True. But Scott only asked to not to have his full name published and I trust him enough to have asked the NYT beforehand. Even if he didn't, the NYT could've simply said "we won't, but ask next time" and it would look pretty bad for him.

> The NYT does not have a history of doxxing people, particularly their home addresses. Revealing that sort of personal information is traditionally what "doxxing" means.

Just revealing the name is not "traditional" doxxing, I agree. It's clear, though, what he tries to say.

> SSC's fans revealed the NYT reporters name and home address. That is to say, the only person doxxed here has been the reporter. So the power dynamics are not as clear cut as SSC made out.

Well, just after Scott put the blog offline. And he did explicitly ask his readers not to doxx or attack anyone. Now, it is possible say that, given this action, one could know that this would happen with a high likelihood, but, given his situation, he did what he could to prevent it IMO. That's debatable, though, I give you that.

> Tucker Carlson has since used his fans to doxx NYT reporters when he objected to them writing a story about him. That is, this has become a right-wing tactic. And that will be unhealthy for a free press.

That's not on Scott.
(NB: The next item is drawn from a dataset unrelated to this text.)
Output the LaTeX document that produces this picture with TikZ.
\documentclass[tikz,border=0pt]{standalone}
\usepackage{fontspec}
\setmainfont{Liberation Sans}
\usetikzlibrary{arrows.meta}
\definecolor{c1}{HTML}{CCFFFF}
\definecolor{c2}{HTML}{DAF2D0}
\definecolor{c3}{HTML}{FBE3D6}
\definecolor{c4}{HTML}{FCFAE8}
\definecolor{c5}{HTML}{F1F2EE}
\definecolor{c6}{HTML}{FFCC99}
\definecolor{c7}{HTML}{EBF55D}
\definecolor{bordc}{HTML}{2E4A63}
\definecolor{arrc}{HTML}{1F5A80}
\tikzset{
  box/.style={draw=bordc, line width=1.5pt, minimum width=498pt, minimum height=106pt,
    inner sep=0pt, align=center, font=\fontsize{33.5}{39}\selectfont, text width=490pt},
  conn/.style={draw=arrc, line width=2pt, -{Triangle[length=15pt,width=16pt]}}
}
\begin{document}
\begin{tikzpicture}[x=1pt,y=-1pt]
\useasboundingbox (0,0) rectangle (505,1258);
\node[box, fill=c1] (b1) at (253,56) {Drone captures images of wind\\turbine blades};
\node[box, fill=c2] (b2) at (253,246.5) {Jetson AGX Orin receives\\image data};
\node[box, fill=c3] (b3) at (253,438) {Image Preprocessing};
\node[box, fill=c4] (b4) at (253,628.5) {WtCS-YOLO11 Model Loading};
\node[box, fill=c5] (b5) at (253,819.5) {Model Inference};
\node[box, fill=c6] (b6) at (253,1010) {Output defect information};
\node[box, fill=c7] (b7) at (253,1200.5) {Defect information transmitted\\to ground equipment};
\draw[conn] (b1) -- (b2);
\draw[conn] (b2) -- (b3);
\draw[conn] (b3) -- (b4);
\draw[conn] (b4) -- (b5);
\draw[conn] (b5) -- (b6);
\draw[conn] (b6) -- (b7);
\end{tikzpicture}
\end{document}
He neither "invented" this nor asked anyone to do it; in fact, he said the reporter is probably innocent and asked his readers not to. So you can't blame this on him.

> It's not at all clear that Scott Alexander is anonymous, or that revealing his real last name constitutes doxxing. Scott Alexander are his first and middle names. He blogged under his full real name for many years at LessWrong. He published an SSC post in a Springer book in 2017 under his first and last names.

I can see the NYT side on this; not publishing the name of someone who's name is already kinda public if you search a bit seems strange at hand. But on the other hand Scott is right, too; a NYT article would've directly brought up SSC when searching his name. Therefore, I think it's fair enough to ask not to have his name published and I don't think it's too much to ask, to be honest. Also, similar to the sibling, I can't locate this book.